The summer of 2019 is full of memories, none is as special as my getaway to Daufuskie. I took the ferry from Hilton Head and settled into one of the four suites in the Strachan Mansion that was built in the early 1900s. My suite took me back in time with the beautiful antiques everywhere. I loved my new “home”. On day two of my visit a manager came to my room with a somewhat distressed look on his face. He came with the news that work needed to be done on my room immediately in order to accommodate the workmen’s schedule. I was a bit bummed but then he quickly said, “Would you mind staying in the lighthouse?” The biggest smile broke out. Would I mind? Was he nuts? This was a wild dream coming true. I laughed and told him not at all. I wanted to do a hallelujah dance but played it cool. I was ecstatic.

I happily packed my suitcase, hopped in my golf cart and made the quick drive to the lighthouse. The 2-bedroom, 2-bathroom lighthouse built in 1873 was renovated in the 1980s.

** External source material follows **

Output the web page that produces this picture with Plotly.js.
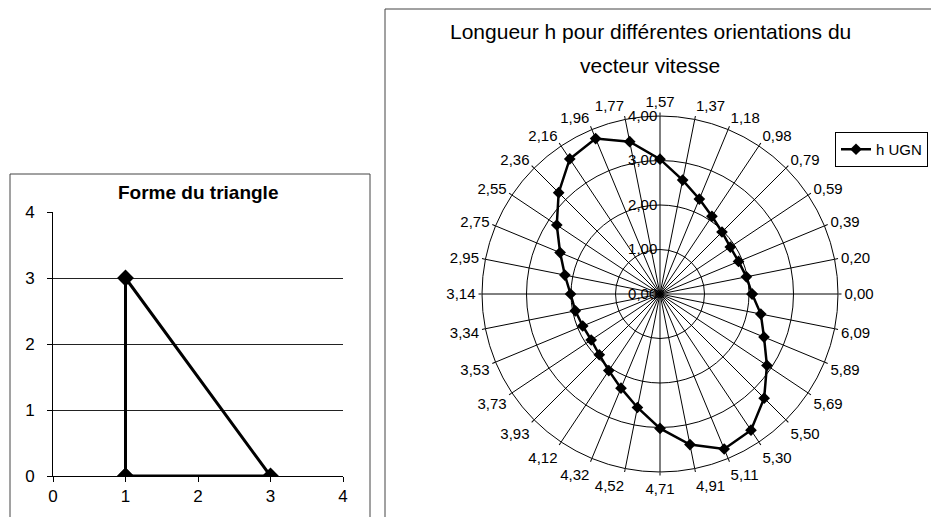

I was in awe. The 40-foot tower was impressive, as was the fireplace, and clawfoot tub. By far the sweet spot for me was the back porch that ran the length of the house with its rocking chairs. The view of the Calibogue Sound was simply pure perfection. You want to sit there all day waiting for a dolphin or two to appear and watch the boats go by. This is the spot to have your morning coffee or for me to marvel at the sunset with a glass of wine.

For sure something about old stuff sets off my imagination. The stories the walls would tell if they could talk. I wanted to fill in the blanks. There are plenty of tales. If you believe the word on the street, the lighthouse is haunted. The first lighthouse keeper’s daughter Maggie Corner is said to be friendly, but a ghost is a ghost. She’s not at peace because she continues to feel the pain of a broken heart, so the story goes. I am the biggest chicken. I was looking out for her, but she spared me. I did feel a quiet, peaceful “vibe” though. When I am surrounded by history, my spirit inexplicably connects to the past. For this reason I quite enjoy browsing antiques and touring historic homes. I feel stuff.

I thoroughly enjoyed my never-would-have-imagined stay in the lighthouse. So now, I have a new thing, seeking out lighthouses where I can lay my head for a good night’s rest. When I’m traveling again in 2021, doing so will top my bucket list.